Aaju Peter
As part of Canada House’s special season on the Arctic, lawyer and Inuit rights advocate Aaju Peter gave an extraordinary presentation on Arctic sustainability and resources. Aaju also sang some traditional songs about the generosity of nature but also about how harsh an environment the Arctic can be. Here she tells us about her heritage and community and the challenges facing her people.
“My ancestor’s country is very, very big. It’s an amazing place and we’re proud of it. All the Inuit in the arctic are related - the Greenland Inuit, the Canadian, the American and the Siberian. We all speak the same language – Inuktitut – and we have the same principles of law that apply to nature, to wildlife and to people, so you see how for hundreds of years we’ve coexisted in the arctic. Greenlanders come and hunt polar bears - they’re not our polar bears, they’re just in our region and other Inuit go and hunt and fish in other areas even though they are called Danish territory or Canadian territory. Those territories came long after we had established our relationships.

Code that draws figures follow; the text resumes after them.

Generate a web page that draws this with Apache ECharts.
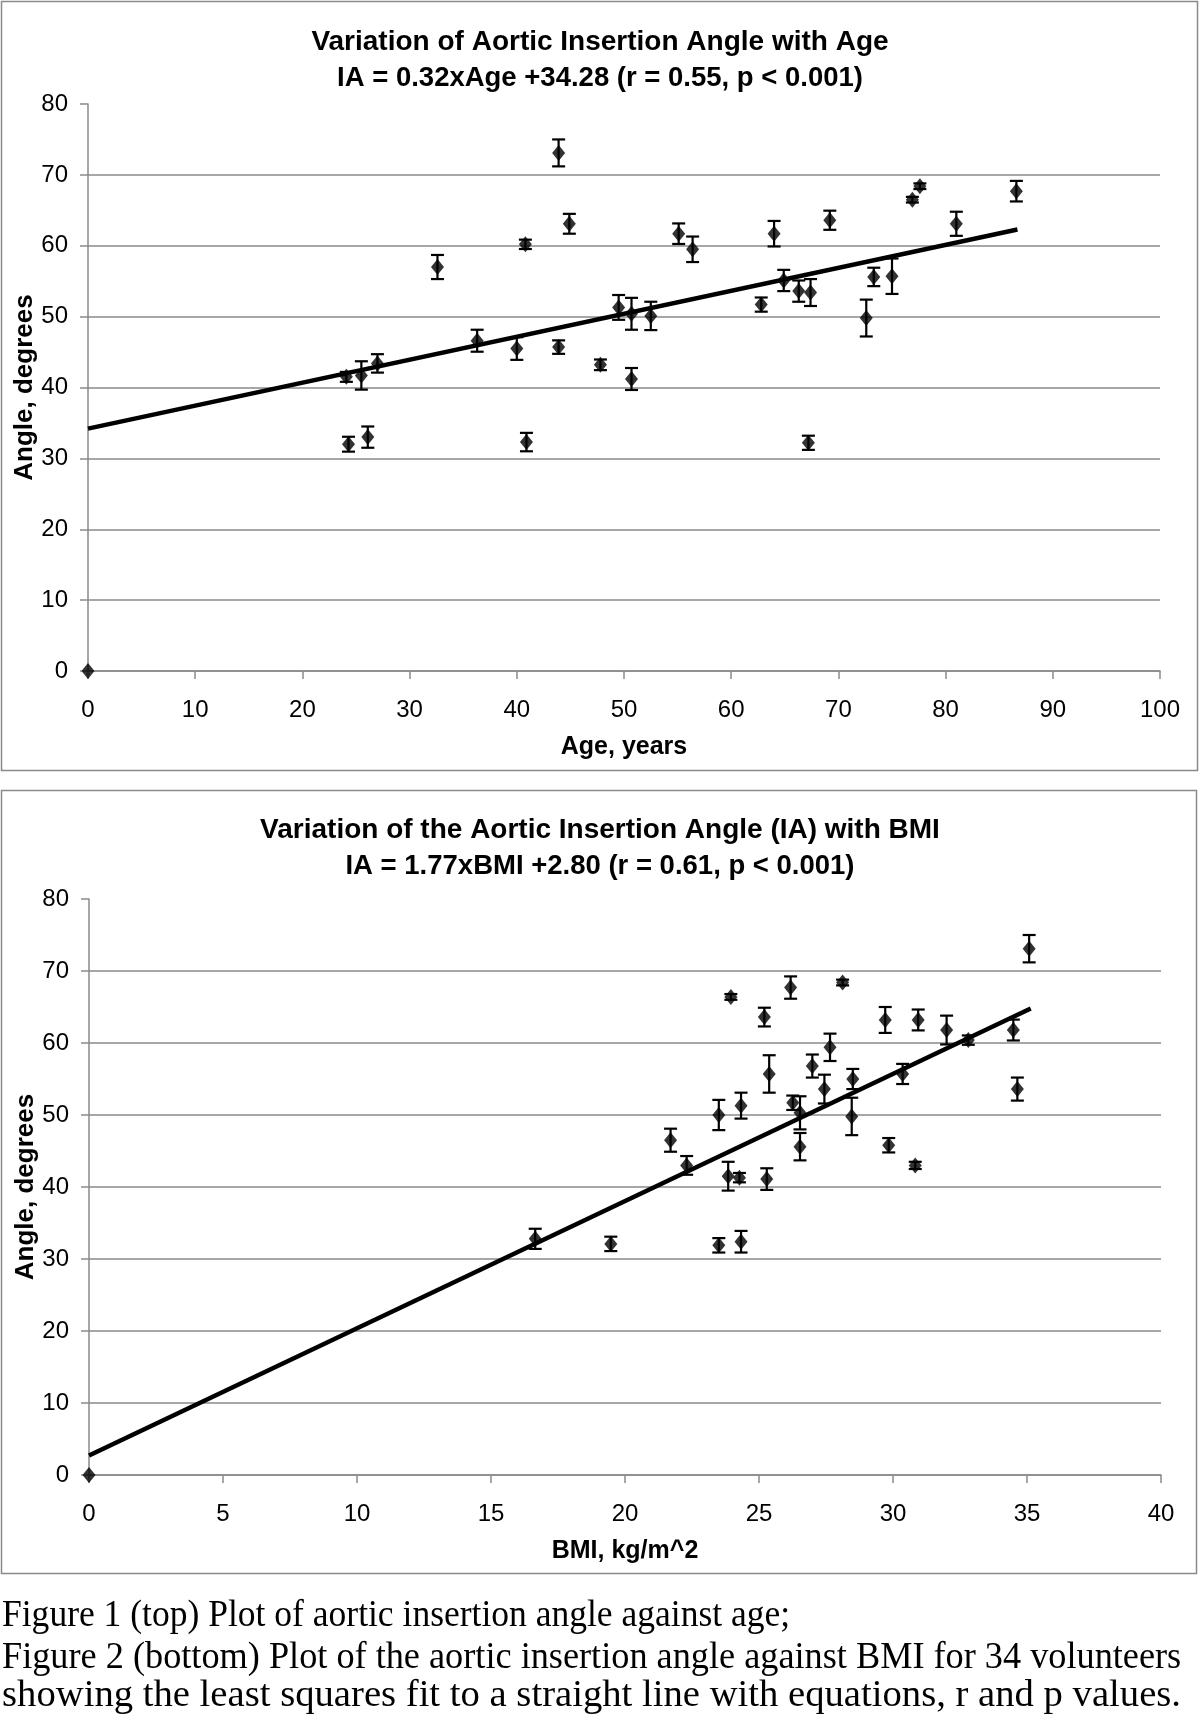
<!DOCTYPE html>
<html>
<head>
<meta charset="utf-8">
<title>Aortic insertion angle vs age and BMI</title>
<script src="https://cdn.jsdelivr.net/npm/echarts@6/dist/echarts.min.js"></script>
<style>
  html, body { margin: 0; padding: 0; background: #fff; }
  #chart { width: 1200px; height: 1724px; }
</style>
</head>
<body>
<div id="chart"></div>
<script>
// Figure 1: insertion angle against age (first entry is the origin marker)
const ageYears = [0, 24.1, 25.5, 27.0, 24.3, 26.1, 32.6, 36.3, 40.0, 40.8, 40.9, 43.9, 43.9, 44.9, 47.8, 49.5, 50.7, 50.7, 52.5, 55.1, 56.4,
  62.8, 64.0, 64.9, 66.3, 67.4, 67.2, 69.2, 72.6, 73.3, 75.0, 76.9, 77.6, 81.0, 86.6];
const ageAngle = [0, 41.5, 41.7, 43.4, 32.0, 33.0, 57.0, 46.6, 45.5, 60.2, 32.3, 73.1, 45.7, 63.1, 43.2, 51.3, 50.4, 41.2, 50.1, 61.7, 59.5,
  51.7, 61.7, 55.1, 53.6, 53.4, 32.2, 63.6, 49.8, 55.6, 55.7, 66.5, 68.4, 63.1, 67.7];
const ageError = [0, 0.7, 2.0, 1.3, 1.05, 1.5, 1.7, 1.55, 1.6, 0.66, 1.3, 1.9, 0.95, 1.4, 0.75, 1.75, 2.25, 1.55, 2.0, 1.45, 1.8,
  1.0, 1.8, 1.5, 1.5, 1.9, 1.0, 1.35, 2.6, 1.3, 2.5, 0.4, 0.4, 1.7, 1.45];
const ageTrend = [[0, 34.2], [86.7, 62.3]];

// Figure 2: insertion angle against BMI
const bmiValues = [0, 16.65, 19.47, 21.7, 22.3, 23.5, 23.5, 23.85, 23.95, 24.27, 24.33, 24.33, 25.2, 25.29, 25.38, 26.18, 26.26, 26.53,
  26.53, 26.99, 27.44, 27.65, 28.12, 28.46, 28.5, 29.71, 29.84, 30.36, 30.83, 30.94, 32.0, 32.81, 34.49, 34.64, 35.08];
const bmiAngle = [0, 32.8, 32.1, 46.5, 43.0, 50.0, 31.9, 41.5, 66.4, 41.3, 51.3, 32.4, 63.6, 41.1, 55.7, 67.7, 51.7, 50.3,
  45.6, 56.8, 53.6, 59.4, 68.4, 49.8, 55.0, 63.2, 45.8, 55.7, 43.0, 63.2, 61.8, 60.4, 61.8, 53.6, 73.1];
const bmiError = [0, 1.4, 1.0, 1.6, 1.3, 2.1, 1.0, 2.0, 0.4, 0.65, 1.8, 1.5, 1.3, 1.5, 2.6, 1.55, 1.0, 2.3,
  1.9, 1.6, 2.0, 1.9, 0.4, 2.6, 1.4, 1.8, 1.0, 1.4, 0.5, 1.45, 2.0, 0.65, 1.45, 1.6, 1.9];
const bmiTrend = [[0, 2.7], [35.14, 64.8]];

const ageTicks = { min: 0, max: 100, interval: 10 };
const bmiTicks = { min: 0, max: 40, interval: 5 };
const angleTicks = { min: 0, max: 80, interval: 10 };

const captionLines = [
  "Figure 1 (top) Plot of aortic insertion angle against age;",
  "Figure 2 (bottom) Plot of the aortic insertion angle against BMI for 34 volunteers",
  "showing the least squares fit to a straight line with equations, r and p values."
];

const SANS = '"Liberation Sans", Arial, sans-serif';
const SERIF = '"Liberation Serif", "Times New Roman", serif';
const GRAY = "#8a8a8a";

function xAxisFor(gridIndex, ticks, name) {
  return {
    gridIndex,
    type: "value",
    ...ticks,
    name,
    nameLocation: "middle",
    nameGap: 64,
    nameTextStyle: { fontFamily: SANS, fontSize: 25, fontWeight: "bold", color: "#000" },
    axisLine: { show: true, onZero: false, lineStyle: { color: GRAY, width: 1.5 } },
    axisTick: { show: true, length: 8, lineStyle: { color: GRAY, width: 1.5 } },
    axisLabel: { fontFamily: SANS, fontSize: 24, color: "#000", margin: 27 },
    splitLine: { show: false }
  };
}

function yAxisFor(gridIndex) {
  return {
    gridIndex,
    type: "value",
    ...angleTicks,
    name: "Angle, degrees",
    nameLocation: "middle",
    nameGap: 50,
    nameMoveOverlap: false,
    nameTextStyle: { fontFamily: SANS, fontSize: 26, fontWeight: "bold", color: "#000" },
    axisLine: { show: true, onZero: false, lineStyle: { color: GRAY, width: 1.5 } },
    axisTick: { show: true, length: 8, lineStyle: { color: GRAY, width: 1.5 } },
    axisLabel: { fontFamily: SANS, fontSize: 24, color: "#000", margin: 20 },
    splitLine: { show: true, showMaxLine: false, lineStyle: { color: GRAY, width: 1.5 } }
  };
}

function renderErrorBar(params, api) {
  const x = api.value(0);
  const lo = api.value(1);
  const hi = api.value(2);
  if (hi - lo <= 0) {
    return null;
  }
  const top = api.coord([x, hi]);
  const bottom = api.coord([x, lo]);
  const half = 6.5;
  const style = { stroke: "#000", lineWidth: 2.2 };
  return {
    type: "group",
    children: [
      { type: "line", shape: { x1: top[0], y1: top[1], x2: bottom[0], y2: bottom[1] }, style },
      { type: "line", shape: { x1: top[0] - half, y1: top[1], x2: top[0] + half, y2: top[1] }, style },
      { type: "line", shape: { x1: bottom[0] - half, y1: bottom[1], x2: bottom[0] + half, y2: bottom[1] }, style }
    ]
  };
}

function seriesFor(index, xs, ys, errs, trend) {
  return [
    {
      type: "line",
      xAxisIndex: index,
      yAxisIndex: index,
      data: trend,
      showSymbol: false,
      lineStyle: { color: "#000", width: 4.5 },
      z: 2
    },
    {
      type: "custom",
      xAxisIndex: index,
      yAxisIndex: index,
      renderItem: renderErrorBar,
      data: xs.map((x, i) => [x, ys[i] - errs[i], ys[i] + errs[i]]),
      clip: false,
      z: 3
    },
    {
      type: "scatter",
      xAxisIndex: index,
      yAxisIndex: index,
      data: xs.map((x, i) => [x, ys[i]]),
      symbol: "diamond",
      symbolSize: [13, 16],
      itemStyle: { color: "#000" },
      clip: false,
      z: 4
    }
  ];
}

function titleFor(top, text, subtext) {
  const style = { fontFamily: SANS, fontSize: 28, fontWeight: "bold", color: "#000" };
  const subStyle = { ...style, fontSize: 27.5 };
  return { text, subtext, left: "center", top, itemGap: 8, textStyle: style, subtextStyle: subStyle };
}

const chart = echarts.init(document.getElementById("chart"), null, { renderer: "canvas" });

chart.setOption({
  animation: false,
  backgroundColor: "#fff",
  title: [
    titleFor(23, "Variation of Aortic Insertion Angle with Age", "IA = 0.32xAge +34.28 (r = 0.55, p < 0.001)"),
    titleFor(811, "Variation of the Aortic Insertion Angle (IA) with BMI", "IA = 1.77xBMI +2.80 (r = 0.61, p < 0.001)")
  ],
  grid: [
    { left: 88, right: 40, top: 104, height: 567, outerBoundsMode: "none" },
    { left: 89, right: 39, top: 899, height: 576, outerBoundsMode: "none" }
  ],
  xAxis: [xAxisFor(0, ageTicks, "Age, years"), xAxisFor(1, bmiTicks, "BMI, kg/m^2")],
  yAxis: [yAxisFor(0), yAxisFor(1)],
  series: [
    ...seriesFor(0, ageYears, ageAngle, ageError, ageTrend),
    ...seriesFor(1, bmiValues, bmiAngle, bmiError, bmiTrend)
  ],
  graphic: [
    { type: "rect", shape: { x: 1.5, y: 1.5, width: 1196, height: 769 }, style: { fill: null, stroke: GRAY, lineWidth: 1.5 }, silent: true },
    { type: "rect", shape: { x: 1.5, y: 790.5, width: 1195, height: 783 }, style: { fill: null, stroke: GRAY, lineWidth: 1.5 }, silent: true },
    ...captionLines.map((line, i) => ({
      type: "text",
      x: 2,
      y: [1616, 1658, 1696][i],
      scaleX: [0.96, 0.98, 1.045][i],
      style: { text: line, font: `37px ${SERIF}`, fill: "#000", verticalAlign: "middle" },
      silent: true
    }))
  ]
});
</script>
</body>
</html>
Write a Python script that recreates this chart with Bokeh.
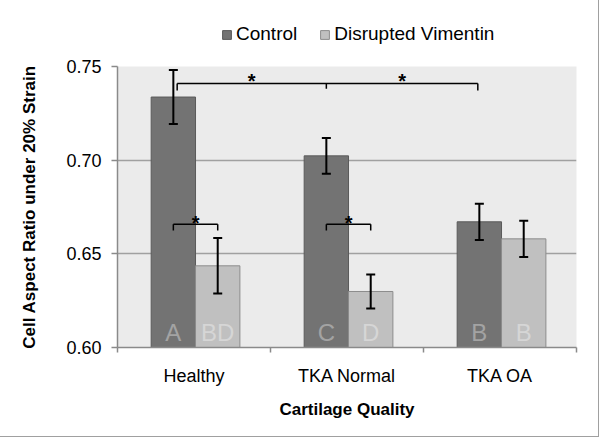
import numpy as np
from bokeh.plotting import figure
from bokeh.layouts import column
from bokeh.models import (ColumnDataSource, FixedTicker, Legend, LegendItem,
                          Whisker, TeeHead, Range1d)
from bokeh.core.properties import value
from bokeh.embed import file_html
from bokeh.resources import INLINE

# ---- data ----
categories = ["Healthy", "TKA Normal", "TKA OA"]
control = [0.7337, 0.7023, 0.6671]
control_err = [0.0144, 0.0095, 0.0097]
disrupted = [0.6436, 0.6299, 0.6580]
disrupted_err = [0.0148, 0.0091, 0.0097]
control_letters = ["A", "C", "B"]
disrupted_letters = ["BD", "D", "B"]
series_names = ["Control", "Disrupted Vimentin"]
y_ticks = [0.60, 0.65, 0.70, 0.75]
# significance brackets (category indices and bracket height in data units)
big_bracket_cats = [0, 1, 2]
big_bracket_y = 0.7409
small_bracket_cats = [0, 1]
small_bracket_y = 0.6658

FONT = "Liberation Sans"
ctrl_col = "#737373"
dv_col = "#c0c0c0"

idx = np.arange(len(categories))
off_c, off_d, bw = 0.365, 0.655, 0.29
xc = idx + off_c
xd = idx + off_d

# ---------- main plot ----------
p = figure(width=598, height=380, output_backend="svg", toolbar_location=None,
           x_range=Range1d(0, 3), y_range=Range1d(0.60, 0.75),
           min_border_left=117, min_border_right=22, min_border_top=10, min_border_bottom=89)
p.background_fill_color = "#ebebeb"
p.border_fill_color = "white"
p.outline_line_color = None

src_c = ColumnDataSource(dict(x=xc, top=control, up=np.array(control) + control_err,
                              lo=np.array(control) - control_err, lab=control_letters))
src_d = ColumnDataSource(dict(x=xd, top=disrupted, up=np.array(disrupted) + disrupted_err,
                              lo=np.array(disrupted) - disrupted_err, lab=disrupted_letters))

p.vbar(x="x", top="top", bottom=0.60, width=bw, source=src_c,
       fill_color=ctrl_col, line_color="#5a5a5a", line_width=1)
p.vbar(x="x", top="top", bottom=0.60, width=bw, source=src_d,
       fill_color=dv_col, line_color="#8c8c8c", line_width=1)

p.text(x="x", y=0.6008, text="lab", source=src_c, text_align="center",
       text_baseline="bottom", text_font=value(FONT), text_font_size="24px",
       text_color="#a3a3a3")
p.text(x="x", y=0.6008, text="lab", source=src_d, text_align="center",
       text_baseline="bottom", text_font=value(FONT), text_font_size="24px",
       text_color="#d6d6d6")

for src in (src_c, src_d):
    w = Whisker(base="x", upper="up", lower="lo", source=src, line_color="black", line_width=2,
                level="overlay",
                upper_head=TeeHead(size=9, line_width=2, line_color="black"),
                lower_head=TeeHead(size=9, line_width=2, line_color="black"))
    p.add_layout(w)

star_kw = dict(text_align="center", text_baseline="bottom", text_font=value(FONT),
               text_font_size="20px", text_font_style="bold", text_color="black")

# big bracket across the control bars
bx = [big_bracket_cats[0] + off_c + 0.025, big_bracket_cats[1] + off_c,
      big_bracket_cats[2] + off_c - 0.01]
by = big_bracket_y
p.line([bx[0], bx[-1]], [by, by], line_color="black", line_width=1.5)
p.segment(x0=bx, y0=[by] * 3, x1=bx, y1=[by - 0.0037, by - 0.0028, by - 0.0037],
          line_color="black", line_width=1.5)
p.text(x=[(bx[0] + bx[1]) / 2, (bx[1] + bx[2]) / 2], y=[by - 0.0045] * 2,
       text=["*", "*"], **star_kw)

# small brackets control vs disrupted
for c in small_bracket_cats:
    x0, x1 = c + off_c, c + off_d
    sy = small_bracket_y
    p.line([x0, x1], [sy, sy], line_color="black", line_width=1.5)
    p.segment(x0=[x0, x1], y0=[sy] * 2, x1=[x0, x1], y1=[sy - 0.0034] * 2,
              line_color="black", line_width=1.5)
    p.text(x=[(x0 + x1) / 2], y=[sy - 0.0054], text=["*"], **star_kw)

# grid
p.xgrid.grid_line_color = None
p.ygrid.ticker = FixedTicker(ticks=y_ticks)
p.ygrid.grid_line_color = "#a0a0a0"
p.ygrid.grid_line_width = 1.5

# axes
p.yaxis.ticker = FixedTicker(ticks=y_ticks)
p.yaxis.major_label_overrides = {t: f"{t:.2f}" for t in y_ticks}
p.yaxis.axis_label = "Cell Aspect Ratio under 20% Strain"
p.xaxis.ticker = FixedTicker(ticks=list(idx + 0.5), minor_ticks=list(range(len(categories) + 1)))
p.xaxis.major_label_overrides = {float(i + 0.5): c for i, c in enumerate(categories)}
p.xaxis.axis_label = "Cartilage Quality"
for ax in (p.xaxis, p.yaxis):
    ax.axis_line_color = "#8a8a8a"
    ax.axis_line_width = 1.5
    ax.major_label_text_font = FONT
    ax.major_label_text_font_size = "18px"
    ax.major_label_text_color = "black"
    ax.axis_label_text_font = FONT
    ax.axis_label_text_font_size = "17px"
    ax.axis_label_text_font_style = "bold"
    ax.axis_label_text_color = "black"
p.xaxis.major_tick_line_color = None
p.xaxis.minor_tick_in = 0
p.xaxis.minor_tick_out = 5
p.xaxis.minor_tick_line_color = "#8a8a8a"
p.xaxis.minor_tick_line_width = 1.5
p.xaxis.major_label_standoff = 12
p.xaxis.axis_label_standoff = 11
p.yaxis.major_tick_in = 0
p.yaxis.major_tick_out = 6
p.yaxis.major_tick_line_color = "#8a8a8a"
p.yaxis.major_tick_line_width = 1.5
p.yaxis.minor_tick_line_color = None
p.yaxis.major_label_standoff = 10
p.yaxis.axis_label_standoff = 24

# ---------- legend strip (frame is aligned with the main plot's frame) ----------
lf = figure(width=598, height=56, output_backend="svg", toolbar_location=None,
            x_range=Range1d(0, 1), y_range=Range1d(1, 2),
            x_axis_location=None, y_axis_location=None,
            min_border_left=117, min_border_right=22, min_border_top=0, min_border_bottom=0)
lf.outline_line_color = None
lf.background_fill_color = "white"
lf.border_fill_color = "white"
lf.xgrid.visible = False
lf.ygrid.visible = False
# legend proxies (zero-size, outside the visible range; only their legend swatches show)
lc = lf.vbar(x=[0], top=[0], bottom=[0], width=0, fill_color=ctrl_col, line_color="#5a5a5a")
ld = lf.vbar(x=[0], top=[0], bottom=[0], width=0, fill_color=dv_col, line_color="#8c8c8c")
legend = Legend(items=[LegendItem(label=series_names[0], renderers=[lc]),
                       LegendItem(label=series_names[1], renderers=[ld])],
                orientation="horizontal", location=(104, 11),
                label_text_font=FONT, label_text_font_size="19px", label_text_color="black",
                label_height=20, glyph_width=11, glyph_height=11, label_standoff=4,
                spacing=22, border_line_color=None, background_fill_alpha=0,
                padding=0, margin=0)
lf.add_layout(legend, "center")

layout = column(lf, p, spacing=0, styles={"outline": "1.5px solid #a0a0a0"})

open("out.html", "w").write(file_html(layout, INLINE))
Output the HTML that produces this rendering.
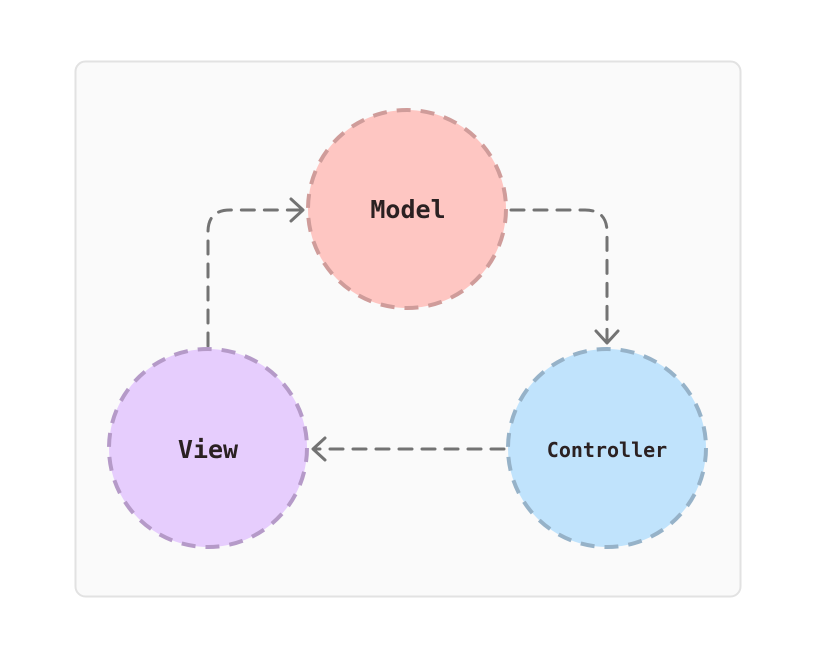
<!DOCTYPE html>
<html><head><style>
html,body{margin:0;padding:0;background:#fff;}
svg{display:block;}
text{font-family:"DejaVu Sans Mono","Liberation Mono",monospace;font-weight:bold;fill:#2b2122;}
</style></head><body>
<svg width="818" height="663" viewBox="0 0 818 663">
<rect x="75.5" y="61.5" width="665" height="535" rx="10" fill="#fafafa" stroke="#e2e2e2" stroke-width="2"/>
<g fill="none" stroke="#737373" stroke-width="3" stroke-linecap="round" stroke-dasharray="13 10">
<path d="M208 346 V232 Q208 210 230 210 H302"/>
<path d="M511 210 H585 Q607 210 607 232 V342"/>
<path d="M504 449 H314"/>
</g>
<g fill="none" stroke="#737373" stroke-width="3" stroke-linecap="round" stroke-linejoin="round">
<path d="M291 199 L303 210 L291 221"/>
<path d="M596 331 L607 343 L618 331"/>
<path d="M325 438 L313 449 L325 460"/>
</g>
<circle cx="407" cy="209" r="99" fill="#fec6c2" stroke="#cf9c9a" stroke-width="4" stroke-dasharray="14 10"/>
<circle cx="208" cy="448" r="99" fill="#e6cdfd" stroke="#b59ac8" stroke-width="4" stroke-dasharray="14 10"/>
<circle cx="607" cy="448" r="99" fill="#c0e3fc" stroke="#96b2c8" stroke-width="4" stroke-dasharray="14 10"/>
<text x="408" y="218" font-size="25" text-anchor="middle">Model</text>
<text x="208" y="458" font-size="25" text-anchor="middle">View</text>
<text x="607" y="457" font-size="20" text-anchor="middle">Controller</text>
</svg>
</body></html>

In terms of sustainability and our resources, we share the animals with other regions and other people. In fact it is an obligation that when an animal gives itself to you, you have to share it. In our culture we believe that if you don’t honour the animals by sharing, then they will go somewhere else. For our own sake we don’t fight about the region or the animals – we always try to come to a consensus.
We are one people divided by imaginary borders. Why am I telling you all this? Because we’re seeing a lot of interest in the arctic. There is a lot of talk about resources and international law and so on. These things are foreign to us. Even climate change is foreign to us. I say to myself, well this is our backyard. We live here and have lived here for a long time. We have our own laws relating to nature and relating to how to treat other people.
It is very important that we think about how the Inuit have survived in the Arctic for hundreds of years. We have shared resources - animals don’t recognise borders and we have learned to share and to respect one another.
The European ban on the import of seals will have a devastating effect on our communities. Families can get $30 to $50 for a seal skin to buy food or bullets for hunting. That money makes a lot of difference to Inuit families in remote communities because buying food is expensive – four litres of milk for the children costs $12 to $15 because it has to be flown in or brought by ship. It’s very sad to see the ban and it will have a real impact on our way of life.
The most sustainable resource we have in Nunavut is our people. The arctic is a vast, vast territory and there are a lot of opportunities in minerals etc, but our wealth is the children.
I have a responsibility for my children and my grandchildren so that they can live in harmony and enjoy the incredibly vast territory that we have. We really have to remind ourselves how blessed we are to live in the Arctic. If the world were to think we will go about the Arctic in a traditional fashion where we will respect nature, the animals and the people that live there, it would be very powerful.